*The exercise:*
Copy out the material below in full, but not its images.
===== Given material =====
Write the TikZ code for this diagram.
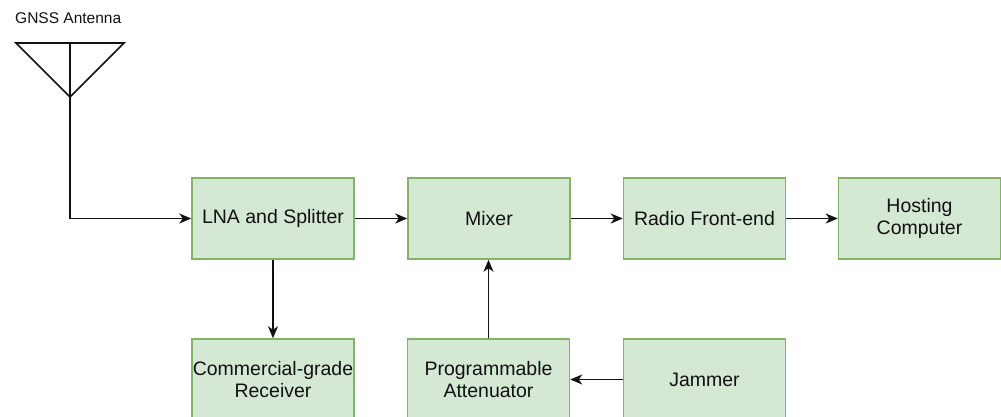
\documentclass[tikz,border=0pt]{standalone}
\usepackage{fontspec}
\setmainfont{Liberation Sans}
\usetikzlibrary{arrows.meta}
\definecolor{boxfill}{HTML}{D5E8D4}
\definecolor{boxdraw}{HTML}{82B366}
\definecolor{ink}{HTML}{111111}
\tikzset{
  blk/.style={draw=boxdraw, fill=boxfill, line width=1.5pt, minimum width=162pt, minimum height=81pt, inner sep=0pt, align=center, font=\fontsize{19.5}{22}\selectfont, text=ink},
  conn/.style={draw=ink, line width=1.6pt, -{Stealth[length=12pt,width=10pt,inset=3.5pt]}},
  ant/.style={draw=ink, line width=1.6pt}
}
\begin{document}
\begin{tikzpicture}[x=1pt,y=-1pt]
\useasboundingbox (0,0) rectangle (1001,416);
\node[font=\fontsize{15.5}{18}\selectfont, text=ink, anchor=west, inner sep=0pt] (lbl) at (15,18.5) {GNSS Antenna};
\coordinate (tl) at (16,43);
\coordinate (tr) at (124,43);
\coordinate (tm) at (70,43);
\coordinate (apex) at (70,97);
\draw[ant, line join=miter] (tl) -- (tr) -- (apex) -- cycle;
\draw[ant] (tm) -- (apex);
\node[blk] (lna) at (273,218.5) {LNA and Splitter};
\node[blk] (mix) at (489,218.5) {Mixer};
\node[blk] (rfe) at (704.5,218.5) {Radio Front-end};
\node[blk] (host) at (919.5,218.5) {Hosting\\Computer};
\node[blk] (rcv) at (273,379.5) {Commercial-grade\\Receiver};
\node[blk] (att) at (488.5,379.5) {Programmable\\Attenuator};
\node[blk] (jam) at (704.5,379.5) {Jammer};
\draw[conn] (apex) |- (lna.west);
\draw[conn] (lna.east) -- (mix.west);
\draw[conn] (mix.east) -- (rfe.west);
\draw[conn] (rfe.east) -- (host.west);
\draw[conn] (lna.south) -- (rcv.north);
\draw[conn] (att.north) -- (att.north |- mix.south);
\draw[conn] (jam.west) -- (att.east);
\end{tikzpicture}
\end{document}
=====
*Written response:*
Write the TikZ code for this diagram.
\documentclass[tikz,border=0pt]{standalone}
\usepackage{fontspec}
\setmainfont{Liberation Sans}
\usetikzlibrary{arrows.meta}
\definecolor{boxfill}{HTML}{D5E8D4}
\definecolor{boxdraw}{HTML}{82B366}
\definecolor{ink}{HTML}{111111}
\tikzset{
  blk/.style={draw=boxdraw, fill=boxfill, line width=1.5pt, minimum width=162pt, minimum height=81pt, inner sep=0pt, align=center, font=\fontsize{19.5}{22}\selectfont, text=ink},
  conn/.style={draw=ink, line width=1.6pt, -{Stealth[length=12pt,width=10pt,inset=3.5pt]}},
  ant/.style={draw=ink, line width=1.6pt}
}
\begin{document}
\begin{tikzpicture}[x=1pt,y=-1pt]
\useasboundingbox (0,0) rectangle (1001,416);
\node[font=\fontsize{15.5}{18}\selectfont, text=ink, anchor=west, inner sep=0pt] (lbl) at (15,18.5) {GNSS Antenna};
\coordinate (tl) at (16,43);
\coordinate (tr) at (124,43);
\coordinate (tm) at (70,43);
\coordinate (apex) at (70,97);
\draw[ant, line join=miter] (tl) -- (tr) -- (apex) -- cycle;
\draw[ant] (tm) -- (apex);
\node[blk] (lna) at (273,218.5) {LNA and Splitter};
\node[blk] (mix) at (489,218.5) {Mixer};
\node[blk] (rfe) at (704.5,218.5) {Radio Front-end};
\node[blk] (host) at (919.5,218.5) {Hosting\\Computer};
\node[blk] (rcv) at (273,379.5) {Commercial-grade\\Receiver};
\node[blk] (att) at (488.5,379.5) {Programmable\\Attenuator};
\node[blk] (jam) at (704.5,379.5) {Jammer};
\draw[conn] (apex) |- (lna.west);
\draw[conn] (lna.east) -- (mix.west);
\draw[conn] (mix.east) -- (rfe.west);
\draw[conn] (rfe.east) -- (host.west);
\draw[conn] (lna.south) -- (rcv.north);
\draw[conn] (att.north) -- (att.north |- mix.south);
\draw[conn] (jam.west) -- (att.east);
\end{tikzpicture}
\end{document}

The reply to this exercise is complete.